Data shown
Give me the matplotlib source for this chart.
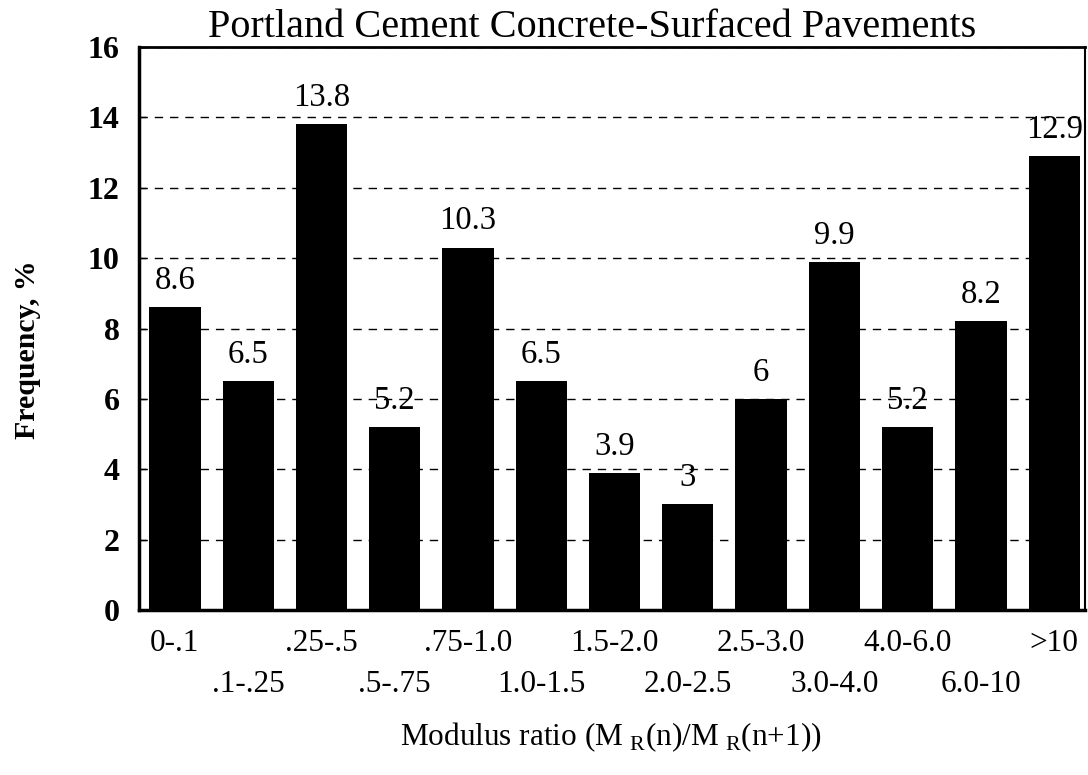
import numpy as np
import matplotlib.pyplot as plt

plt.rcParams['font.family'] = ['Liberation Serif', 'DejaVu Serif']
plt.rcParams['mathtext.fontset'] = 'custom'
plt.rcParams['mathtext.rm'] = 'Liberation Serif'

# data
categories = ['0-.1', '.1-.25', '.25-.5', '.5-.75', '.75-1.0', '1.0-1.5', '1.5-2.0',
              '2.0-2.5', '2.5-3.0', '3.0-4.0', '4.0-6.0', '6.0-10', '>10']
values = [8.6, 6.5, 13.8, 5.2, 10.3, 6.5, 3.9, 3, 6, 9.9, 5.2, 8.2, 12.9]
bar_labels = ['8.6', '6.5', '13.8', '5.2', '10.3', '6.5', '3.9', '3', '6', '9.9', '5.2', '8.2', '12.9']
yticks = [0, 2, 4, 6, 8, 10, 12, 14, 16]

W, H = 1088, 775
fig = plt.figure(figsize=(W / 100, H / 100), dpi=100)
ax = fig.add_axes([139 / W, 1 - 610 / H, (1085 - 139) / W, (610 - 47) / H])

x = np.arange(len(categories))
ax.bar(x, values, width=0.7, color='black', zorder=2)

# value labels above bars
for xi, v, lab in zip(x, values, bar_labels):
    ax.annotate(lab, (xi, v), xytext=(0, 8), textcoords='offset points',
                ha='center', va='bottom', fontsize=23.5)

ax.set_xlim(-0.49, 12.42)
ax.set_ylim(0, 16)
ax.set_yticks(yticks)
ax.set_yticklabels([str(t) for t in yticks], fontsize=23, fontweight='bold')
ax.tick_params(axis='y', direction='in', length=5, width=1, pad=14)

# two-row category labels: even on major ticks, odd on minor ticks
ax.set_xticks(x[::2])
ax.set_xticklabels(categories[::2], fontsize=22.5)
ax.set_xticks(x[1::2], minor=True)
ax.set_xticklabels(categories[1::2], minor=True, fontsize=22.5)
ax.tick_params(axis='x', which='major', length=0, pad=14)
ax.tick_params(axis='x', which='minor', length=0, pad=43)

ax.grid(axis='y', linestyle=(0, (6, 5)), color='black', linewidth=1, zorder=1)
ax.set_axisbelow(True)

for side in ['left', 'bottom']:
    ax.spines[side].set_linewidth(2.5)
ax.spines['top'].set_linewidth(2)
ax.spines['right'].set_linewidth(1.5)

fig.text(592 / W, 1 - 37 / H, 'Portland Cement Concrete-Surfaced Pavements',
         ha='center', va='baseline', fontsize=29)
fig.text(28 / W, 1 - 350 / H, 'Frequency, %', rotation=90, ha='center', va='center',
         fontsize=21.5, fontweight='bold')
fig.text(611 / W, 1 - 745 / H, r'Modulus ratio (M$_{\rm\ R}$(n)/M$_{\rm\ R}$(n+1))',
         ha='center', va='baseline', fontsize=22.5)

fig.savefig('out.png', dpi=100)
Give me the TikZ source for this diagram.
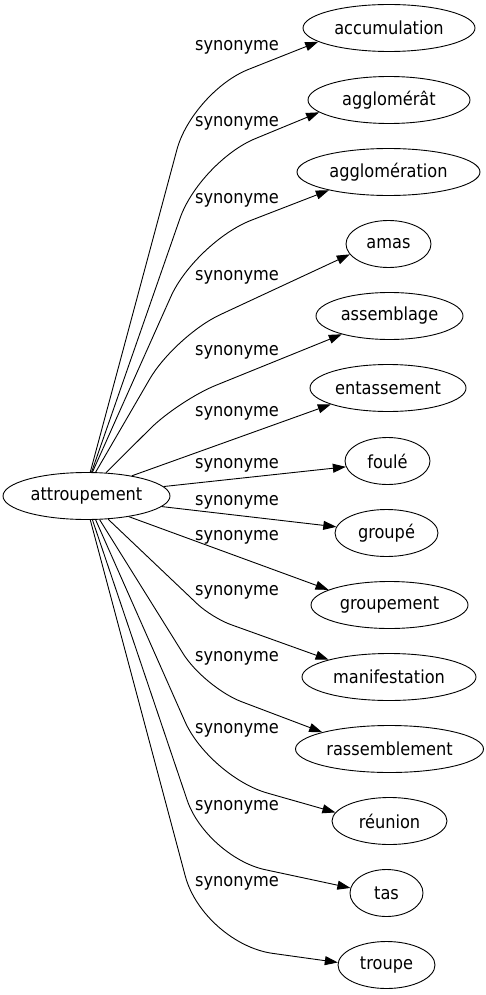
\documentclass[tikz,border=0pt]{standalone}
\usepackage{fontspec}
\setmainfont{DejaVu Sans Condensed}
\usetikzlibrary{arrows.meta,shapes.geometric}

\begin{document}
\begin{tikzpicture}[x=1pt, y=-1pt,
    word/.style={draw, ellipse, inner sep=0pt, minimum height=47pt, line width=0.9pt, font=\fontsize{18}{20}\selectfont},
    lbl/.style={inner sep=0pt, font=\fontsize{18}{20}\selectfont},
    rel/.style={-{Triangle[length=13pt,width=9pt]}, line width=0.9pt, rounded corners=#1},
    rel/.default=0pt]
  \useasboundingbox (0,0) rectangle (485,995);

  % head word
  \node[word, minimum width=167pt] (attroupement) at (86.5,496) {attroupement};

  % synonyms
  \node[word, minimum width=172pt] (accumulation) at (389,28) {accumulation};
  \node[word, minimum width=162pt] (agglomerat) at (389,100) {agglomérât};
  \node[word, minimum width=183pt] (agglomeration) at (388.5,172) {agglomération};
  \node[word, minimum width=85pt] (amas) at (388.5,244) {amas};
  \node[word, minimum width=147pt] (assemblage) at (389.5,316) {assemblage};
  \node[word, minimum width=156pt] (entassement) at (388,388) {entassement};
  \node[word, minimum width=85pt] (foule) at (387.5,461) {foulé};
  \node[word, minimum width=103pt] (groupe) at (386.5,533) {groupé};
  \node[word, minimum width=157pt] (groupement) at (389.5,605) {groupement};
  \node[word, minimum width=174pt] (manifestation) at (389,677) {manifestation};
  \node[word, minimum width=188pt] (rassemblement) at (389.5,749) {rassemblement};
  \node[word, minimum width=115pt] (reunion) at (389.5,821) {réunion};
  \node[word, minimum width=73pt] (tas) at (386.5,893) {tas};
  \node[word, minimum width=97pt] (troupe) at (386.5,965) {troupe};

  % edge labels
  \node[lbl] (s1) at (237,47) {synonyme};
  \node[lbl] (s2) at (237,123) {synonyme};
  \node[lbl] (s3) at (237,200) {synonyme};
  \node[lbl] (s4) at (237,277) {synonyme};
  \node[lbl] (s5) at (237,352) {synonyme};
  \node[lbl] (s6) at (237,413) {synonyme};
  \node[lbl] (s7) at (237,465) {synonyme};
  \node[lbl] (s8) at (237,502) {synonyme};
  \node[lbl] (s9) at (237,537) {synonyme};
  \node[lbl] (s10) at (237,592) {synonyme};
  \node[lbl] (s11) at (237,658) {synonyme};
  \node[lbl] (s12) at (237,730) {synonyme};
  \node[lbl] (s13) at (237,807) {synonyme};
  \node[lbl] (s14) at (237,883) {synonyme};

  % edges
  \draw[rel=60] (attroupement.81) -- (192.5,91.6) -- (accumulation.191);
  \draw[rel=60] (attroupement.78) -- (199.8,161.5) -- (agglomerat.190);
  \draw[rel=60] (attroupement.76) -- (195.3,241.9) -- (agglomeration.197);
  \draw[rel=50] (attroupement.69) -- (174.8,335.8) -- (amas.195);
  \draw[rel=40] (attroupement.50) -- (178.6,400.4) -- (assemblage.201);
  \draw[rel] (attroupement.24) -- (entassement.196);
  \draw[rel] (attroupement.7) -- (foule.188);
  \draw[rel] (attroupement.-8) -- (groupe.173);
  \draw[rel] (attroupement.-26) -- (groupement.166);
  \draw[rel=20] (attroupement.-47) -- (211.9,617.8) -- (manifestation.164);
  \draw[rel=40] (attroupement.-61) -- (204.3,687.6) -- (rassemblement.166);
  \draw[rel=60] (attroupement.-69) -- (209.3,776.5) -- (reunion.171);
  \draw[rel=60] (attroupement.-76) -- (206.4,857.1) -- (tas.172);
  \draw[rel=70] (attroupement.-81) -- (203.3,943.7) -- (troupe.177);
\end{tikzpicture}
\end{document}
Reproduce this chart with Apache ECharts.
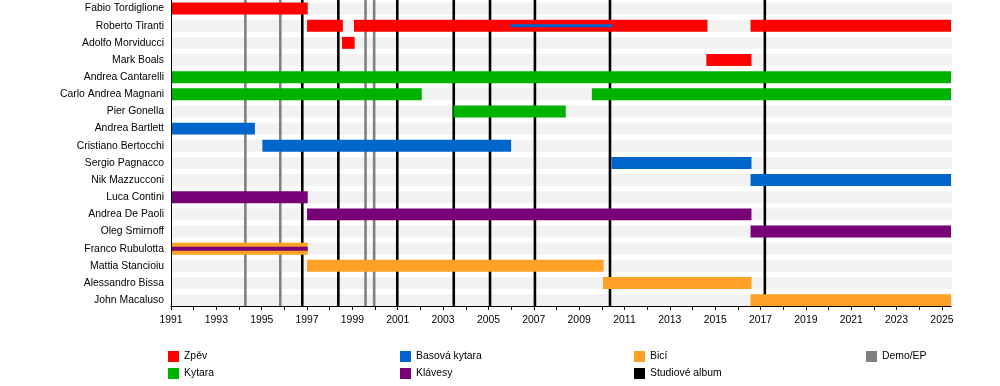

Written instruction
Copy out every line holding the string "Give".

Solution to the exercise
Give me the matplotlib source for this chart.
Give me the TikZ source for this diagram.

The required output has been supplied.